The possibility that Mars could be or has been a haven for life has obsessed astronomers and science-fiction writers for at least a century.
On the face of it, the chances are not good.
The fourth planet from the Sun is cold and dim compared with our home; its temperatures range from 20 C (68 F) to a bleak minus 140 C (minus 220 C); its atmosphere is composed 95 percent of carbon dioxide; and its topography of spectacular mountains, rugged valleys and plains is swept by violent dust storms.
If Mars ever had oceans, they probably boiled off into the atmosphere aeons ago.
But the news is not all bad.
Images sent back by NASA's Mars Odyssey orbiter suggest there is a thin layer of water ice at the Martian poles, and water may have trickled down its surface or even now may lie abundantly just beneath the soil.
And, for some, Martian meteorites that were wacked off the planet millions of years ago by an asteroid impact and eventually plummeted to Earth hold enticing signs of having contained microbial life.

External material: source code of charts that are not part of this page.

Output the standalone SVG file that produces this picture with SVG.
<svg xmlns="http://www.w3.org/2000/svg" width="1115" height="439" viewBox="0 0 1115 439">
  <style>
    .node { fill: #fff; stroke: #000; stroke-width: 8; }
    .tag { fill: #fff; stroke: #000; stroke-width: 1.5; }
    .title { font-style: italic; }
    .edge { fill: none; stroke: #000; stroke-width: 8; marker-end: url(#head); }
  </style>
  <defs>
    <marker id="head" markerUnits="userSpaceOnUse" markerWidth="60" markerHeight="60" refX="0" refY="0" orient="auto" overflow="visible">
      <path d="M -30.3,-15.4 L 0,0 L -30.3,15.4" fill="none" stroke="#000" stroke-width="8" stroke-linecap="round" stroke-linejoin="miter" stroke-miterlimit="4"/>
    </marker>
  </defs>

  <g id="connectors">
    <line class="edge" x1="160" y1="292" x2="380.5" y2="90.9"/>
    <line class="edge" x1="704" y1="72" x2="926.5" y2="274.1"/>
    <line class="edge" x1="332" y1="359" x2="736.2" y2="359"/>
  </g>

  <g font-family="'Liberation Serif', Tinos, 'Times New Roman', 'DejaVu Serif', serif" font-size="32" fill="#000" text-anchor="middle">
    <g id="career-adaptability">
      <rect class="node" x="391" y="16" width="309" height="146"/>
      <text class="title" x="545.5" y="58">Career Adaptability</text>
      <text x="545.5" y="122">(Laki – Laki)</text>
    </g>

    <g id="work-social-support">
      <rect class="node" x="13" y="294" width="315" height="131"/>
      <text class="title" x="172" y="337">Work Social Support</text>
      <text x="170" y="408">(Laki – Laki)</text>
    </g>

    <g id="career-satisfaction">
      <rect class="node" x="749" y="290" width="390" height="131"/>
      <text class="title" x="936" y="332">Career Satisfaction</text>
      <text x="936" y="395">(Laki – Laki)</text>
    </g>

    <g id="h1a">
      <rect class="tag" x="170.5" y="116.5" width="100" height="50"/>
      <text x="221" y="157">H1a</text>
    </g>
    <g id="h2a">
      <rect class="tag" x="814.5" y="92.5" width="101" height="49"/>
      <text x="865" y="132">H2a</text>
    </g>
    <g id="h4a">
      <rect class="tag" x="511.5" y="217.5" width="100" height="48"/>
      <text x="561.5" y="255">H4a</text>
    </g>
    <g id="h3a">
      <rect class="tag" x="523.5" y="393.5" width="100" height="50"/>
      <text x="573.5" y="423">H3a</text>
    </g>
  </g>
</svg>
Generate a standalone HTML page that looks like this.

Beagle 2 -- named in honour of the Beagle, the sailing ship that took Charles Darwin on his voyage of discovery -- aims to answer the questions by being the first space lander to be in effect a high-powered geology lab in miniature.
Shown to journalists and project sub-contractors on Thursday during its final assembly phase in a germ-free unit, the Beagle is the equivalent of what is usually a whole room, containing half a tonne of equipment.
Just 65 centimetres (26 inches) across and weighing 68 kilospounds), it looks in Pillinger's words like "a tiny garden barbecue" -- the kind that looks like an opened-out clam shell.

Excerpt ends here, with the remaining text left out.